S. Craig Zahler doesn’t care for norms, whether it be in filmmaking or culture. His first film, a horror/western hybrid that grossed out and thrilled fans in equal measure, was followed up by an exploitation film set in the world’s most brutal prison. For his latest effort, Dragged Across Concrete, he’s gone to extreme lengths to get a rise out of his audience. By choosing Mel Gibson to play a racist cop who’s taken off the force after a citizen catches him on tape assaulting a suspect, and the resulting footage puts his career in jeopardy – the parallels are obvious – Zahler is provoking the audience, but the reactions he’ll get are far from certain. “Depiction isn’t an endorsement” is a phrase used to combat criticism that events in films are glorified by their creators. Zahler goes out of his way to explain that Dragged Across Concrete doesn’t tell viewers how to feel about what is happening on screen, using the absence of a score as proof. However, much of this film’s considerable efforts to troll (casual racism, misogyny) makes that difficult to believe.
Perhaps the director just enjoys thumbing his nose at a time when movies have never been more crowd-sourced and focus-tested. In making Dragged Across Concrete, it feels like Zahler’s arguing that Sam Peckinpah and Don Siegel wouldn’t be able to make it in Hollywood if they worked today. One could argue they absolutely would succeed because those men knew how to pace their exploitation. When Brett Ridgeman (Mel Gibson) is suspended without pay by the chief lieutenant (Don Johnson), Zahler buttresses the scene with a leisurely chat about breakfast specials at Bert’s diner. The pumpernickel bread, specifically. When talented actors exchange well-crafted dialogue, small moments can be a pleasure but Dragged Across Concrete is deliberate to the point of being ponderous. No creative oversight can mean wonders for writer-directors, though for Zahler it results in a three hour film with an entire act begging to be left on the cutting room floor.

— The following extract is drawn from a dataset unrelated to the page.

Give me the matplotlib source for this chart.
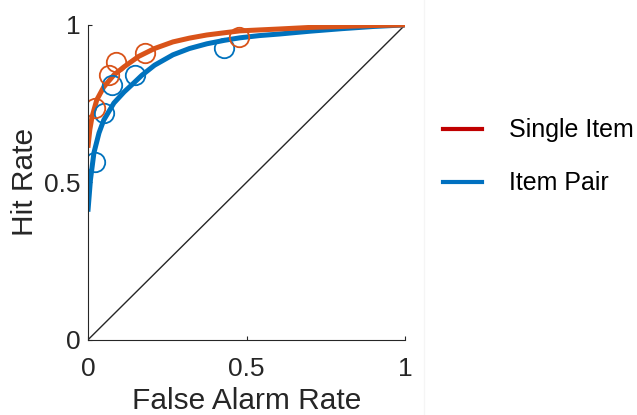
import matplotlib.pyplot as plt
from matplotlib.lines import Line2D

plt.rcParams['font.family'] = ['Liberation Sans', 'DejaVu Sans']

# Observed ROC points (false alarm rate, hit rate)
single_fa = [0.023, 0.066, 0.087, 0.180, 0.475]
single_hit = [0.737, 0.841, 0.883, 0.910, 0.963]
pair_fa = [0.023, 0.050, 0.076, 0.150, 0.428]
pair_hit = [0.566, 0.720, 0.810, 0.841, 0.926]

# Fitted ROC curves
single_curve_fa = [0.0, 0.006, 0.013, 0.028, 0.05, 0.082, 0.114, 0.16, 0.21, 0.268,
                   0.32, 0.375, 0.43, 0.479, 0.54, 0.603, 0.7, 0.8, 0.9, 1.0]
single_curve_hit = [0.61, 0.667, 0.708, 0.762, 0.803, 0.841, 0.867, 0.900, 0.925, 0.946,
                    0.958, 0.968, 0.975, 0.981, 0.984, 0.987, 0.992, 0.995, 0.998, 1.0]
pair_curve_fa = [0.0, 0.008, 0.019, 0.035, 0.05, 0.082, 0.114, 0.145, 0.17, 0.21, 0.268,
                 0.32, 0.375, 0.43, 0.479, 0.54, 0.603, 0.7, 0.8, 0.9, 1.0]
pair_curve_hit = [0.407, 0.508, 0.594, 0.657, 0.698, 0.752, 0.787, 0.816, 0.840, 0.872, 0.905,
                  0.925, 0.940, 0.951, 0.959, 0.966, 0.971, 0.980, 0.988, 0.995, 1.0]

orange = '#D95319'
blue = '#0072BD'
dark = '#262626'

fig = plt.figure(figsize=(6.37, 4.15), dpi=100)
ax = fig.add_axes([0.138, 0.181, 0.498, 0.759])

ax.plot([0, 1], [0, 1], color=dark, lw=1.0)
ax.plot(pair_curve_fa, pair_curve_hit, color=blue, lw=3.6,
        solid_capstyle='butt', solid_joinstyle='round')
ax.plot(single_curve_fa, single_curve_hit, color=orange, lw=3.6,
        solid_capstyle='butt', solid_joinstyle='round')
ax.plot(pair_fa, pair_hit, 'o', mfc='none', mec=blue, ms=14, mew=1.3)
ax.plot(single_fa, single_hit, 'o', mfc='none', mec=orange, ms=14, mew=1.3)

ax.set_xlim(0, 1)
ax.set_ylim(0, 1)
ax.set_xticks([0, 0.5, 1])
ax.set_xticklabels(['0', '0.5', '1'])
ax.set_yticks([0, 0.5, 1])
ax.set_yticklabels(['0', '0.5', '1'])
ax.tick_params(direction='in', length=3, width=0.8, labelsize=19, colors=dark)
ax.tick_params(axis='x', pad=12)
ax.tick_params(axis='y', pad=5)
for s in ['top', 'right']:
    ax.spines[s].set_visible(False)
for s in ['left', 'bottom']:
    ax.spines[s].set_color(dark)
    ax.spines[s].set_linewidth(0.8)
ax.set_xlabel('False Alarm Rate', fontsize=21.5, color=dark, labelpad=4.5)
ax.set_ylabel('Hit Rate', fontsize=21.5, color=dark, labelpad=4)

# faint separator between plot and legend panel
fig.add_artist(Line2D([0.666, 0.666], [0, 1], color='#f5f5f5', lw=1.0))

handles = [Line2D([], [], color='#C00000', lw=3), Line2D([], [], color='#0070C0', lw=3)]
fig.legend(handles, ['Single Item', 'Item Pair'], loc='center left',
           bbox_to_anchor=(0.695, 0.622), frameon=False, fontsize=18,
           borderpad=0, borderaxespad=0,
           handlelength=1.56, handletextpad=1.1, labelspacing=1.16)

fig.savefig('out.png', dpi=100)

It never occurred to Ridgeman to become a criminal, but when circumstances change, he starts scouting drug deals to make some quick cash. Ridgeman spent years maintaining the thin blue line, but that line has now blurred. If you suspect that Zahler’s about to make a statement on the American Dream, think again, his thesis is that the wrong people keep getting ahead. Ridgeman’s partner Anthony (Vince Vaughn) is reluctant to start skimming off drug dealers, no matter how low his cash flow, but his obligation as a partner carries him in just as deep as Ridgeman. Stake out a hotel room for a few days and make enough money to change their lives, that was supposed to be the deal. When Ridgeman, Anthony, and Henry (Tory Kettles) collide, the consequences are far worse than any man imagined. The dominating theme of Zahler’s filmography is chasing morally-ambiguous characters down rabbit holes. Each time I’m a little surprised at how much darker the hole can get.
Watching Dragged Across Concrete, you get the sense that Zahler intended for his large ensemble to click much better than the final product. The film begins with an extended prologue with Kettles’ Henry out of prison and with his home in disarray. Henry needs a big job to put everything right. When he and Biscuit (Michael Jai White) are given the offer to drive some heavily-armed bank robbers out of town, he doesn’t even hesitate to accept. Henry was created as a foil of sort for Ridgeman, and Kettles does well with his material, but Henry’s character feels like Zahler attempting to back out of his earlier button-pushing dialogue. Worse yet, are the presence of Jennifer Carpenter and Fred Melamed, though, are marked by wanton cruelty and gruesome violence, but not any purposeful reason to be there. By doing so, Zahler undercuts all of his effort to establish the players that matter. The film desperately tries to provide background context for the motivations of everyone involved, and while that’s commendable, where does it end? Does the grocer being held up by a psychopath covered head to toe in tactical gear (Primo Allon) get his screentime extended 20 minutes too?
Once the film reaches its harrowing third act, the earlier issues of inconsistent pacing can almost be forgiven. The tension is escalated to painstaking levels that will leave viewers shaken. The climactic finish makes one wonder why the rest of the film couldn’t be so taut and effective. Despite the loathsome characteristics of Ridgeman and Anthony, Mel Gibson and Vince Vaughn can still draw reserves of sympathy. Extended stakeouts, featuring a lot of waiting and egg salad sandwiches, almost rival The Nice Guys in terms of levity and repartee. Vaughn may get some of the best lines in the film, but Gibson carries the film through its many doldrums. In an age where intellectual property is king, Gibson’s performance is proof that stars still matter. Ridgeman isn’t redeemed by his actions, but his arc is still fascinating to see develop.
Cut down to a manageable length, inside of Dragged Across Concrete is a subversive thriller about the survival of the fittest, and the types of monsters that benefit from such a worldview. If the film weren’t so frustratingly abstract for its own novelty, it would be easier to recommend Dragged Across Concrete. As it’s constructed, this one is a little too lazy and pleased with itself to be anything other than fodder for Mr. Zahler himself.